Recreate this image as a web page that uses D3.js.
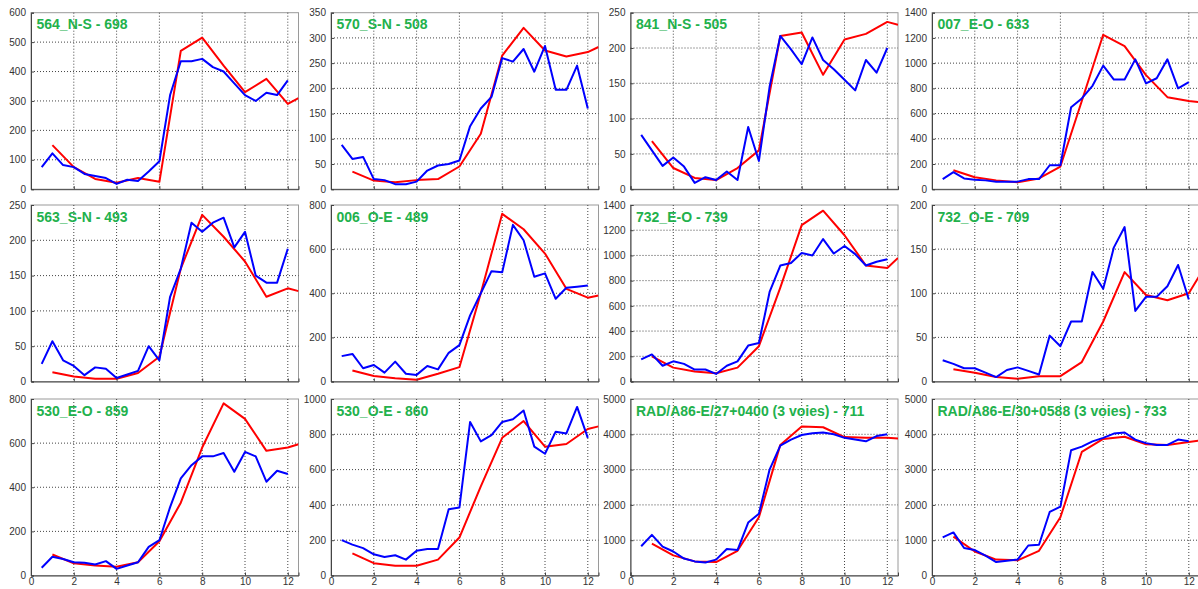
<!DOCTYPE html>
<html><head><meta charset="utf-8">
<script src="https://cdn.jsdelivr.net/npm/d3@7"></script>
<style>
html,body{margin:0;padding:0;background:#fff;}
svg{display:block;}
.tick text{font-family:"Liberation Sans",Arial,sans-serif;font-size:10px;fill:#333;}
</style></head>
<body>
<svg id="c" width="1198" height="589"></svg>
<script>
const panelTitles = ["564_N-S - 698","570_S-N - 508","841_N-S - 505","007_E-O - 633",
  "563_S-N - 493","006_O-E - 489","732_E-O - 739","732_O-E - 709",
  "530_E-O - 859","530_O-E - 860","RAD/A86-E/27+0400 (3 voies) - 711","RAD/A86-E/30+0588 (3 voies) - 733"];
const yMax  = [600,350,250,1400,250,800,1400,200,800,1000,5000,5000];
const yStep = [100,50,50,200,50,200,200,50,200,200,1000,1000];
const xTicks = [0,2,4,6,8,10,12];
const blueHours = [0.5,1,1.5,2,2.5,3,3.5,4,4.5,5,5.5,6,6.5,7,7.5,8,8.5,9,9.5,10,10.5,11,11.5,12];
const redHours  = [1,2,3,4,5,6,7,8,9,10,11,12,12.5];

const blueSeries = [
 [75,122,82,75,52,45,38,18,32,28,60,95,320,435,435,443,415,400,360,320,300,328,320,370],
 [88,60,64,20,18,10,10,15,37,47,50,57,125,160,183,260,253,278,233,284,197,197,245,160],
 [77,55,33,45,32,9,17,13,25,13,88,40,145,217,198,177,215,183,170,155,140,183,165,200],
 [80,135,85,75,70,60,60,60,80,80,190,190,650,720,820,980,870,870,1030,840,880,1030,800,850],
 [25,57,30,22,9,20,18,5,10,15,50,30,120,160,225,212,225,232,190,212,150,140,140,188],
 [115,125,60,75,40,90,35,30,70,55,130,165,300,400,500,495,710,640,475,490,375,425,430,435],
 [175,215,125,160,140,95,95,60,125,160,285,305,710,920,940,1020,1000,1130,1015,1075,1010,920,950,970],
 [24,20,15,15,10,5,13,16,12,8,52,40,68,68,124,105,152,175,80,96,96,108,132,93],
 [35,85,75,60,58,50,65,30,45,60,130,160,310,440,500,540,540,555,470,560,540,425,475,460],
 [200,175,155,120,105,115,90,140,150,150,375,385,870,760,795,870,885,935,730,690,815,805,955,780],
 [830,1150,820,680,480,400,370,450,750,720,1500,1750,3000,3680,3850,3980,4030,4050,4000,3900,3850,3800,3950,4000],
 [1080,1220,780,720,560,380,420,450,850,870,1800,1950,3550,3650,3800,3900,4020,4050,3850,3750,3700,3700,3850,3800]
];
const redSeries = [
 [150,75,35,22,38,25,470,515,420,330,375,290,310],
 [35,17,14,18,20,45,110,265,320,275,263,272,282],
 [68,30,16,13,30,55,217,222,162,212,220,237,233],
 [150,95,70,55,85,180,700,1225,1135,905,730,700,690],
 [13,7,4,4,12,35,160,236,205,170,120,132,128],
 [50,25,15,8,35,65,400,760,690,580,420,380,390],
 [200,110,80,65,110,280,745,1240,1355,1160,920,900,980],
 [14,10,5,3,6,6,22,68,124,98,92,100,120],
 [95,55,45,40,60,155,330,580,780,710,565,580,595],
 [125,70,55,55,90,215,505,780,875,730,745,830,845],
 [900,570,400,380,700,1650,3700,4220,4200,3920,3900,3900,3880],
 [1100,680,450,430,700,1650,3500,3870,3930,3720,3700,3780,3820]
];

const colLeft = [31, 331, 630.5, 932];
const rowTop = [12.7, 205, 399];
const plotW = 267.5, plotH = 176.5;
const svg = d3.select("#c");

panelTitles.forEach((title, i) => {
  const r = Math.floor(i / 4), c = i % 4;
  const g = svg.append("g").attr("transform", `translate(${colLeft[c]},${rowTop[r]})`);
  const x = d3.scaleLinear().domain([0, 12.5]).range([0, plotW]);
  const y = d3.scaleLinear().domain([0, yMax[i]]).range([plotH, 0]);
  const yT = d3.range(0, yMax[i] + 1e-9, yStep[i]);

  g.append("rect").attr("width", plotW).attr("height", plotH).attr("fill", "#fff")
    .attr("stroke", "#9a9a9a").attr("stroke-width", 1);

  // grid
  g.append("g").selectAll("line").data(xTicks.filter(t => t > 0)).join("line")
    .attr("x1", d => x(d)).attr("x2", d => x(d)).attr("y1", 0).attr("y2", plotH)
    .attr("stroke", "#444").attr("stroke-width", 1).attr("stroke-dasharray", "1,2");
  g.append("g").selectAll("line").data(yT.filter(t => t > 0 && t < yMax[i])).join("line")
    .attr("x1", 0).attr("x2", plotW).attr("y1", d => y(d)).attr("y2", d => y(d))
    .attr("stroke", "#444").attr("stroke-width", 1).attr("stroke-dasharray", "1,2");

  const clipId = "clip" + i;
  g.append("clipPath").attr("id", clipId).append("rect").attr("width", plotW).attr("height", plotH);

  const line = d3.line().x(d => x(d[0])).y(d => y(d[1]));
  const pg = g.append("g").attr("clip-path", `url(#${clipId})`);
  pg.append("path").datum(redHours.map((h, k) => [h, redSeries[i][k]]))
    .attr("d", line).attr("fill", "none").attr("stroke", "#ff0000").attr("stroke-width", 2).attr("stroke-linejoin", "round");
  pg.append("path").datum(blueHours.map((h, k) => [h, blueSeries[i][k]]))
    .attr("d", line).attr("fill", "none").attr("stroke", "#0000ff").attr("stroke-width", 2).attr("stroke-linejoin", "round");

  // axes
  const ya = g.append("g").call(d3.axisLeft(y).tickValues(yT).tickSize(-3).tickPadding(5).tickFormat(d3.format("d")));
  ya.select(".domain").attr("stroke", "#444");
  ya.selectAll(".tick line").attr("stroke", "#444");
  const xa = g.append("g").attr("transform", `translate(0,${plotH})`)
    .call(d3.axisBottom(x).tickValues(xTicks).tickSize(-3).tickPadding(3).tickFormat(r === 2 ? d3.format("d") : () => ""));
  xa.select(".domain").attr("stroke", "#444");
  xa.selectAll(".tick line").attr("stroke", "#444");
  xa.selectAll(".tick text").attr("dy", "0.65em");

  g.append("text").attr("x", 5.5).attr("y", 16.6).text(title)
    .attr("font-family", "'Liberation Sans',Arial,sans-serif").attr("font-size", "14px").attr("font-weight", "bold")
    .attr("fill", "#22b14c");
});
</script>
</body></html>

Given instruction. Without the pictures, retype the whole of the material above exactly.

Problem solution.
Recreate this image as a web page that uses D3.js.
<!DOCTYPE html>
<html><head><meta charset="utf-8">
<script src="https://cdn.jsdelivr.net/npm/d3@7"></script>
<style>
html,body{margin:0;padding:0;background:#fff;}
svg{display:block;}
.tick text{font-family:"Liberation Sans",Arial,sans-serif;font-size:10px;fill:#333;}
</style></head>
<body>
<svg id="c" width="1198" height="589"></svg>
<script>
const panelTitles = ["564_N-S - 698","570_S-N - 508","841_N-S - 505","007_E-O - 633",
  "563_S-N - 493","006_O-E - 489","732_E-O - 739","732_O-E - 709",
  "530_E-O - 859","530_O-E - 860","RAD/A86-E/27+0400 (3 voies) - 711","RAD/A86-E/30+0588 (3 voies) - 733"];
const yMax  = [600,350,250,1400,250,800,1400,200,800,1000,5000,5000];
const yStep = [100,50,50,200,50,200,200,50,200,200,1000,1000];
const xTicks = [0,2,4,6,8,10,12];
const blueHours = [0.5,1,1.5,2,2.5,3,3.5,4,4.5,5,5.5,6,6.5,7,7.5,8,8.5,9,9.5,10,10.5,11,11.5,12];
const redHours  = [1,2,3,4,5,6,7,8,9,10,11,12,12.5];

const blueSeries = [
 [75,122,82,75,52,45,38,18,32,28,60,95,320,435,435,443,415,400,360,320,300,328,320,370],
 [88,60,64,20,18,10,10,15,37,47,50,57,125,160,183,260,253,278,233,284,197,197,245,160],
 [77,55,33,45,32,9,17,13,25,13,88,40,145,217,198,177,215,183,170,155,140,183,165,200],
 [80,135,85,75,70,60,60,60,80,80,190,190,650,720,820,980,870,870,1030,840,880,1030,800,850],
 [25,57,30,22,9,20,18,5,10,15,50,30,120,160,225,212,225,232,190,212,150,140,140,188],
 [115,125,60,75,40,90,35,30,70,55,130,165,300,400,500,495,710,640,475,490,375,425,430,435],
 [175,215,125,160,140,95,95,60,125,160,285,305,710,920,940,1020,1000,1130,1015,1075,1010,920,950,970],
 [24,20,15,15,10,5,13,16,12,8,52,40,68,68,124,105,152,175,80,96,96,108,132,93],
 [35,85,75,60,58,50,65,30,45,60,130,160,310,440,500,540,540,555,470,560,540,425,475,460],
 [200,175,155,120,105,115,90,140,150,150,375,385,870,760,795,870,885,935,730,690,815,805,955,780],
 [830,1150,820,680,480,400,370,450,750,720,1500,1750,3000,3680,3850,3980,4030,4050,4000,3900,3850,3800,3950,4000],
 [1080,1220,780,720,560,380,420,450,850,870,1800,1950,3550,3650,3800,3900,4020,4050,3850,3750,3700,3700,3850,3800]
];
const redSeries = [
 [150,75,35,22,38,25,470,515,420,330,375,290,310],
 [35,17,14,18,20,45,110,265,320,275,263,272,282],
 [68,30,16,13,30,55,217,222,162,212,220,237,233],
 [150,95,70,55,85,180,700,1225,1135,905,730,700,690],
 [13,7,4,4,12,35,160,236,205,170,120,132,128],
 [50,25,15,8,35,65,400,760,690,580,420,380,390],
 [200,110,80,65,110,280,745,1240,1355,1160,920,900,980],
 [14,10,5,3,6,6,22,68,124,98,92,100,120],
 [95,55,45,40,60,155,330,580,780,710,565,580,595],
 [125,70,55,55,90,215,505,780,875,730,745,830,845],
 [900,570,400,380,700,1650,3700,4220,4200,3920,3900,3900,3880],
 [1100,680,450,430,700,1650,3500,3870,3930,3720,3700,3780,3820]
];

const colLeft = [31, 331, 630.5, 932];
const rowTop = [12.7, 205, 399];
const plotW = 267.5, plotH = 176.5;
const svg = d3.select("#c");

panelTitles.forEach((title, i) => {
  const r = Math.floor(i / 4), c = i % 4;
  const g = svg.append("g").attr("transform", `translate(${colLeft[c]},${rowTop[r]})`);
  const x = d3.scaleLinear().domain([0, 12.5]).range([0, plotW]);
  const y = d3.scaleLinear().domain([0, yMax[i]]).range([plotH, 0]);
  const yT = d3.range(0, yMax[i] + 1e-9, yStep[i]);

  g.append("rect").attr("width", plotW).attr("height", plotH).attr("fill", "#fff")
    .attr("stroke", "#9a9a9a").attr("stroke-width", 1);

  // grid
  g.append("g").selectAll("line").data(xTicks.filter(t => t > 0)).join("line")
    .attr("x1", d => x(d)).attr("x2", d => x(d)).attr("y1", 0).attr("y2", plotH)
    .attr("stroke", "#444").attr("stroke-width", 1).attr("stroke-dasharray", "1,2");
  g.append("g").selectAll("line").data(yT.filter(t => t > 0 && t < yMax[i])).join("line")
    .attr("x1", 0).attr("x2", plotW).attr("y1", d => y(d)).attr("y2", d => y(d))
    .attr("stroke", "#444").attr("stroke-width", 1).attr("stroke-dasharray", "1,2");

  const clipId = "clip" + i;
  g.append("clipPath").attr("id", clipId).append("rect").attr("width", plotW).attr("height", plotH);

  const line = d3.line().x(d => x(d[0])).y(d => y(d[1]));
  const pg = g.append("g").attr("clip-path", `url(#${clipId})`);
  pg.append("path").datum(redHours.map((h, k) => [h, redSeries[i][k]]))
    .attr("d", line).attr("fill", "none").attr("stroke", "#ff0000").attr("stroke-width", 2).attr("stroke-linejoin", "round");
  pg.append("path").datum(blueHours.map((h, k) => [h, blueSeries[i][k]]))
    .attr("d", line).attr("fill", "none").attr("stroke", "#0000ff").attr("stroke-width", 2).attr("stroke-linejoin", "round");

  // axes
  const ya = g.append("g").call(d3.axisLeft(y).tickValues(yT).tickSize(-3).tickPadding(5).tickFormat(d3.format("d")));
  ya.select(".domain").attr("stroke", "#444");
  ya.selectAll(".tick line").attr("stroke", "#444");
  const xa = g.append("g").attr("transform", `translate(0,${plotH})`)
    .call(d3.axisBottom(x).tickValues(xTicks).tickSize(-3).tickPadding(3).tickFormat(r === 2 ? d3.format("d") : () => ""));
  xa.select(".domain").attr("stroke", "#444");
  xa.selectAll(".tick line").attr("stroke", "#444");
  xa.selectAll(".tick text").attr("dy", "0.65em");

  g.append("text").attr("x", 5.5).attr("y", 16.6).text(title)
    .attr("font-family", "'Liberation Sans',Arial,sans-serif").attr("font-size", "14px").attr("font-weight", "bold")
    .attr("fill", "#22b14c");
});
</script>
</body></html>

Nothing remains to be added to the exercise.